Plating causes internal shorts → thermal runaway risk

Solutions:

Electrolyte additives (FEC, DTD) to lower freezing point

Preheating systems to maintain cell >5°C


 

III. SOC Operating Range: The Voltage Stress Paradox

Myth: "Full 0–100% cycling is fine for LiFePO₄"
Reality: Deep cycling accelerates degradation:

SOC Range Cycle Life (to 80% cap.) Degradation Mechanism
30–70% 7,000+ cycles Minimal lattice strain
20–80% 4,000 cycles Moderate H₂ gas evolution
0–100% 1,200 cycles Iron dissolution + SEI growth

Source: University of Michigan Battery Lab (2023)


 

IV. Calendar Aging: Time's Invisible Toll

Even unused batteries degrade:

At 25°C: 2–3% capacity loss/year

At 40°C: 8–12% loss/year (driven by SEI thickening)

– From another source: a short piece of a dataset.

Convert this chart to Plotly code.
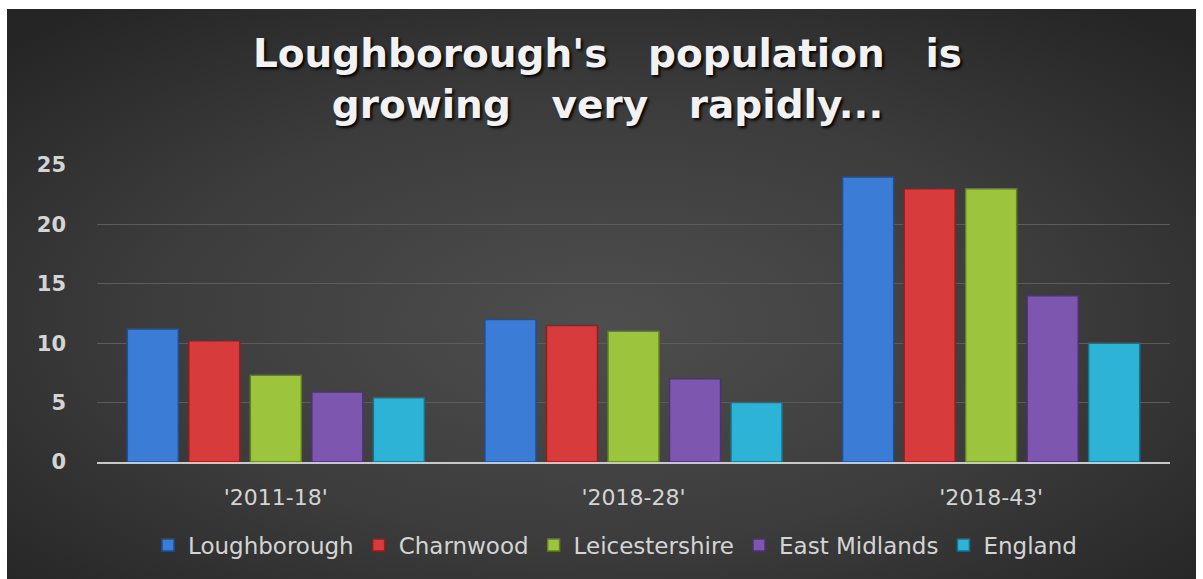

At 100% SOC: 2× faster loss vs. 50% SOC

🔋 Combined effect: A battery cycled 1x/day at 0–100% SOC + stored at 40°C may hit 80% capacity in <2 years despite low cycle count.


 

V. Manufacturing Defects: The Silent Saboteurs

Electrode Coating Inconsistencies: Localized "hot spots" accelerate degradation

Moisture Contamination (>20ppm): Forms HF acid → corrodes electrodes

Poor Welding: Increases internal resistance → thermal degradation


Engineering Solutions for Maximum Longevity

SOC Management: Operate at 20–80% SOC (60% window optimal)

Thermal Control: Maintain 15–35°C via PCM materials or liquid cooling

Current Limiting: Cap discharge at ≤1C for energy storage applications

Active Balancing: Prevent cell voltage divergence in packs

Dry Room Assembly: Ensure moisture <10ppm during production


Case Study: Grid-Scale Storage Project

Claimed Cycle Life: 4,500 cycles @ 25°C, 100% DOD

Real-World Result: 2,800 cycles to 80% capacity

Why?:

Average operating temp: 42°C (desert site)

Irregular full discharges during peak demand

Cell imbalance caused 15% capacity spread

Fix: Added forced-air cooling + tightened SOC to 25–85% → projected life: 3,900 cycles.


 

Conclusion: Bridging the Lab-to-Field Gap

While LiFePO₄ chemistry is inherently robust, achieving 4,000+ cycles requires:

Avoiding voltage extremes (stay within 2.8–3.4V/cell)

Eliminating <0°C operation

Controlling manufacturing defects

Mitigating calendar aging through storage protocols

Future breakthroughs in single-crystal cathodes and solid electrolytes may finally close the durability gap – but until then, operational discipline remains key.